**Problem description:** Locate the word "LaTeX" in the material, then show every line that holds it.

(Source code of charts)
— BEGIN —

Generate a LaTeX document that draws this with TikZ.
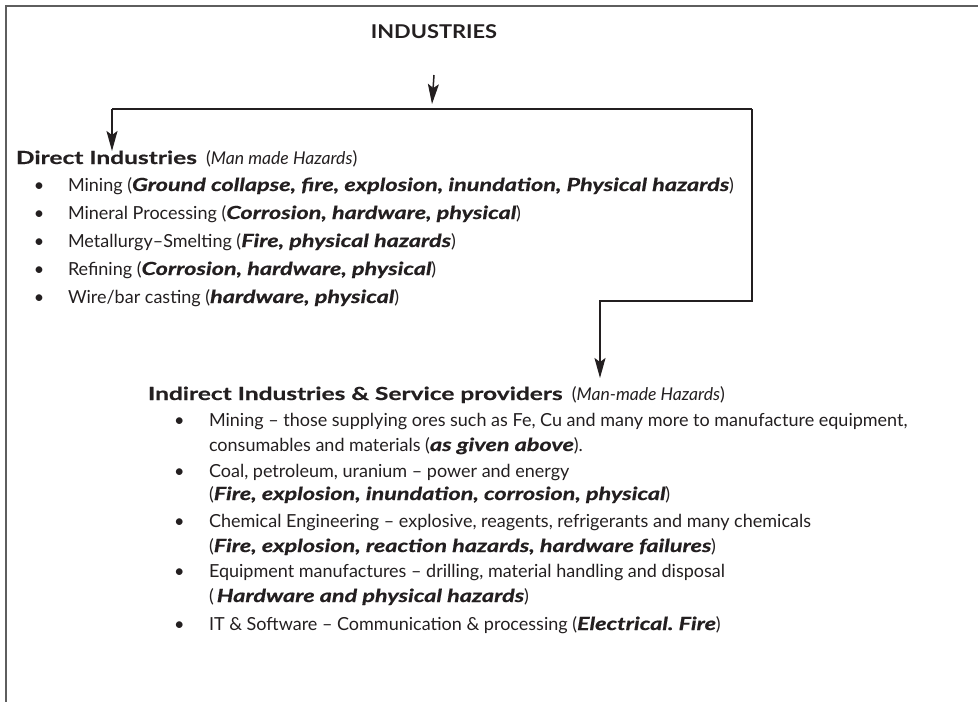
\documentclass[tikz,border=0pt]{standalone}
\usepackage{fontspec}
\setmainfont{Lato}
% wide, heavy bold faces for a Gill-like rhythm
\newfontfamily\titlefam[FakeStretch=1.15]{Lato}
\newfontfamily\headfam[FakeStretch=1.36,FakeBold=0.6]{Lato}
\newfontfamily\hazfam[FakeStretch=1.30,FakeBold=0.6]{Lato}
\usetikzlibrary{arrows.meta}
\definecolor{ink}{HTML}{231F20}
\definecolor{framegray}{HTML}{5E5E5E}
\newcommand{\hz}[1]{{\hazfam\bfseries\itshape #1}}
\newcommand{\hd}[1]{{\headfam\bfseries #1}}
\newcommand{\slim}[1]{{\fontsize{17.6}{21}\selectfont\itshape #1}}
\frenchspacing
\begin{document}
\begin{tikzpicture}[x=1pt,y=-1pt,
  every node/.style={inner sep=0pt, outer sep=0pt, text=ink,
    font=\fontsize{18}{21}\selectfont},
  line/.style={draw=ink, line width=1.5pt},
  flow/.style={line, -{Stealth[length=20pt,width=11pt,inset=4pt]}},
  framing/.style={draw=framegray, line width=2pt},
  txt/.style={anchor=base west},
  bul/.style={anchor=base west}]
\useasboundingbox (0,0) rectangle (978,702);
% outer frame (open at right and bottom)
\draw[framing] (5.5,702) -- (5.5,6) -- (978,6);

% title
\node[font=\fontsize{19}{22}\selectfont\titlefam\bfseries] (ind) at (434,32) {INDUSTRIES};

% branching coordinates
\coordinate (split) at (432,104);
\coordinate (bl) at (112,109);
\coordinate (br) at (752,109);
\coordinate (bd) at (752,301);
\coordinate (bi) at (600,301);
\coordinate (tipA) at (112,151);
\coordinate (tipB) at (600,378);

% direct industries
\node[txt] (dh) at (16,164) {\hd{Direct Industries}\ \ (\slim{Man made Hazards})};
\foreach \y/\t [count=\i] in {
  191/{Mining (\hz{Ground collapse, fire, explosion, inundation, Physical hazards})},
  219/{Mineral Processing (\hz{Corrosion, hardware, physical})},
  247/{Metallurgy–Smelting (\hz{Fire, physical hazards})},
  275/{Refining (\hz{Corrosion, hardware, physical})},
  303/{Wire/bar casting (\hz{hardware, physical})}}{
  \node[bul] (db\i) at (34,\y) {•};
  \node[txt] (d\i) at (68,\y) {\t};
}

% indirect industries
\node[txt] (ih) at (148,400) {\hd{Indirect Industries \& Service providers}\ \ (\slim{Man-made Hazards})};
\foreach \y/\t [count=\i] in {
  426/{Mining – those supplying ores such as Fe, Cu and many more to manufacture equipment,},
  477/{Coal, petroleum, uranium – power and energy},
  527/{Chemical Engineering – explosive, reagents, refrigerants and many chemicals},
  577/{Equipment manufactures – drilling, material handling and disposal},
  630/{IT \& Software – Communication \& processing (\hz{Electrical. Fire})}}{
  \node[bul] (ib\i) at (174,\y) {•};
  \node[txt] (i\i) at (209,\y) {\t};
}
\node[txt] (i1b) at (209,451) {consumables and materials (\hz{as given above}).};
\node[txt] (i2b) at (209,500) {(\hz{Fire, explosion, inundation, corrosion, physical})};
\node[txt] (i3b) at (209,552) {(\hz{Fire, explosion, reaction hazards, hardware failures})};
\node[txt] (i4b) at (209,602) {(\,\hz{Hardware and physical hazards})};

% connectors
\draw[flow] (ind.south |- 0,75) -- (split);
\draw[line] (bl) -- (br);
\draw[flow] (bl) -- (tipA);
\draw[flow] (br) -- (bd) -- (bi) -- (tipB);
\end{tikzpicture}
\end{document}
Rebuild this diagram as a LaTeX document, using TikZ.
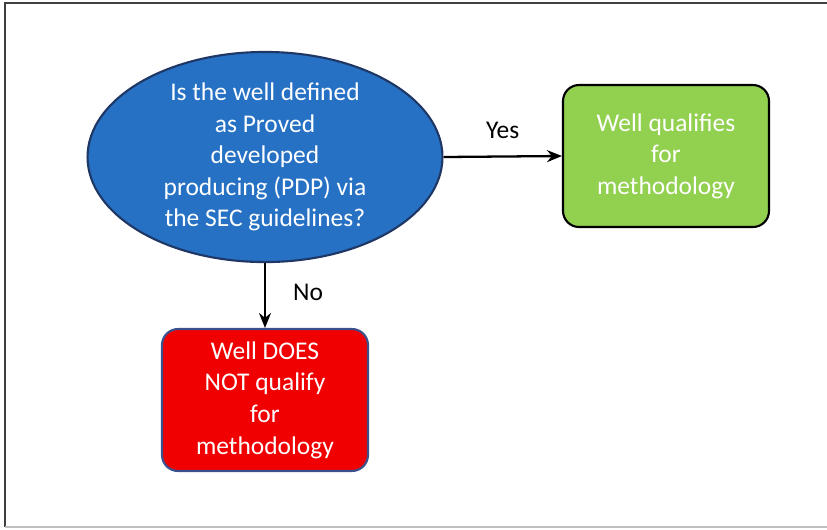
\documentclass[tikz,border=0pt]{standalone}
\usepackage{fontspec}
\setmainfont{Carlito}
\usepackage{xcolor}
\usepackage{tikz}
\usetikzlibrary{arrows.meta,positioning,shapes.geometric}
\definecolor{pdpblue}{RGB}{38,113,196}
\definecolor{pdpedge}{RGB}{30,55,100}
\definecolor{okgreen}{RGB}{146,208,80}
\definecolor{nored}{RGB}{240,0,0}
\definecolor{redge}{RGB}{60,80,140}

\begin{document}
\begin{tikzpicture}[
  x=0.02cm, y=-0.02cm,
  font=\fontsize{14.5}{18}\selectfont,
  ell/.style={draw=pdpedge, fill=pdpblue, ellipse, minimum width=7.1cm, minimum height=3.8cm, inner sep=0pt, align=center, text=white, line width=1.2pt},
  box/.style={draw, rectangle, rounded corners=0.32cm, minimum width=4.12cm, minimum height=2.84cm, align=center, text=white, line width=1.2pt},
  >={Stealth[length=3mm, width=2.4mm]},
  arrline/.style={->, line width=1.3pt},
]
\useasboundingbox (0,0) rectangle (827,529);
\draw[line width=1.2pt, color=black!75] (5,527) -- (5,3) -- (827,3);
\draw[line width=1pt, color=black!25] (5,527) -- (827,527);
\node[ell] (pdp) at (265,157) {Is the well defined\\as Proved\\developed\\producing (PDP) via\\the SEC guidelines?};
\node[box, fill=okgreen] (qual) at (666,156) {Well qualifies\\for\\methodology};
\node[box, fill=nored, draw=redge] (notqual) at (265,400) {Well DOES\\NOT qualify\\for\\methodology};
\draw[arrline] (pdp.east) -- node[pos=0.5,above=6pt] {Yes} (qual.west);
\draw[arrline] (pdp.south) -- node[pos=0.45,right=12pt] {No} (notqual.north);
\end{tikzpicture}
\end{document}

— END —

**Completed task:**
Generate a LaTeX document that draws this with TikZ.
Rebuild this diagram as a LaTeX document, using TikZ.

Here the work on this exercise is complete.